A sharply divided New Hampshire Supreme Court affirmed a substantial verdict against an insurance agent for failing to recommend that a client purchase additional insurance coverage, even though the insured did not request such coverage and offered only minimal evidence to prove that it would have been available.
The insured in 101 Ocean Blvd., LLC v. Foy Insurance Group, Inc. (Appeal No. 2019-0067), had a long-standing relationship with the agency, which obtained numerous policies and fulfilled most of the company’s insurance needs. The insured purchased “replacement cost” coverage for an older commercial building, but the policy provided only minimal “ordinance and law” coverage, which would apply to the additional cost of bringing the building into compliance with current code requirements following a loss.

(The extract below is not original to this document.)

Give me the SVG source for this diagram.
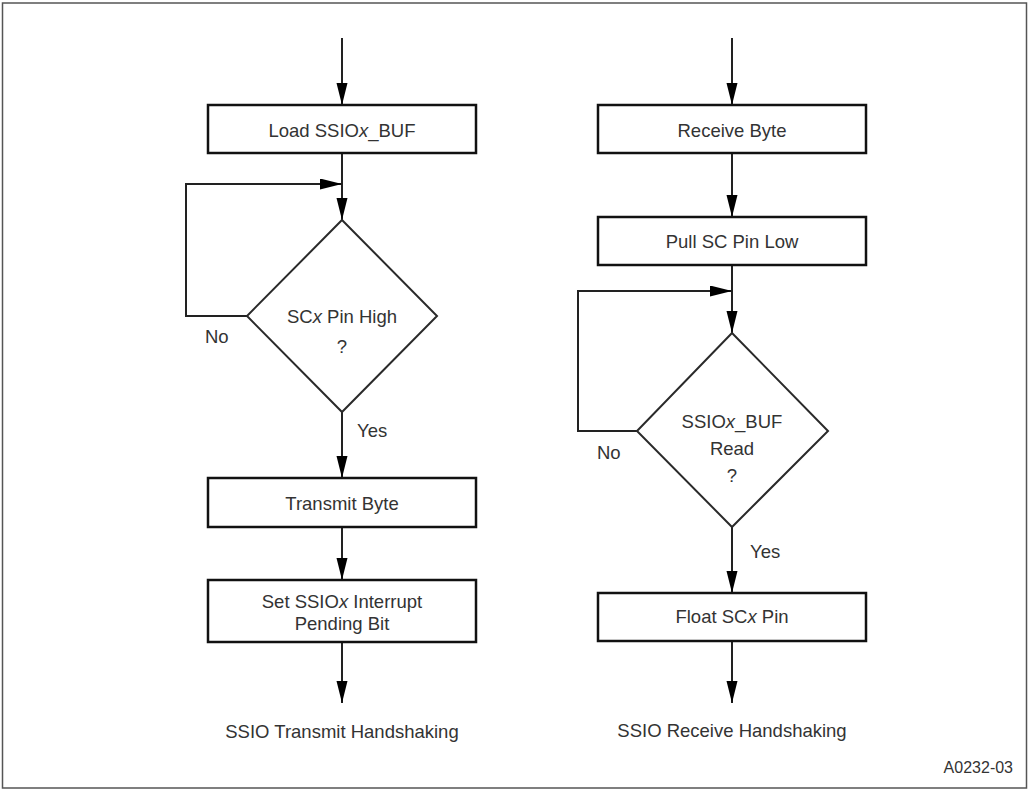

After a fire, the insured discovered that it would be prohibitively expensive to make the necessary upgrades for code compliance, and sued the agent for failing to recommend more coverage. The insured prevailed at trial, and the Supreme Court upheld the verdict, holding that the jury could properly have concluded that there was a “special relationship” between the parties, which obligated the agent to offer unsolicited advice about the adequacy of coverage. A majority of the Court went on to conclude that cursory and somewhat ambiguous testimony from the insured’s expert was sufficient to establish that additional ordinance and law coverage was commercially available as a general matter, and could have been purchased if the agent had attempted to do so. Two of the five justices dissented, maintaining that the insured should have been compelled to go further, and prove the availability and cost of additional coverage for the particular insured and the property at issue.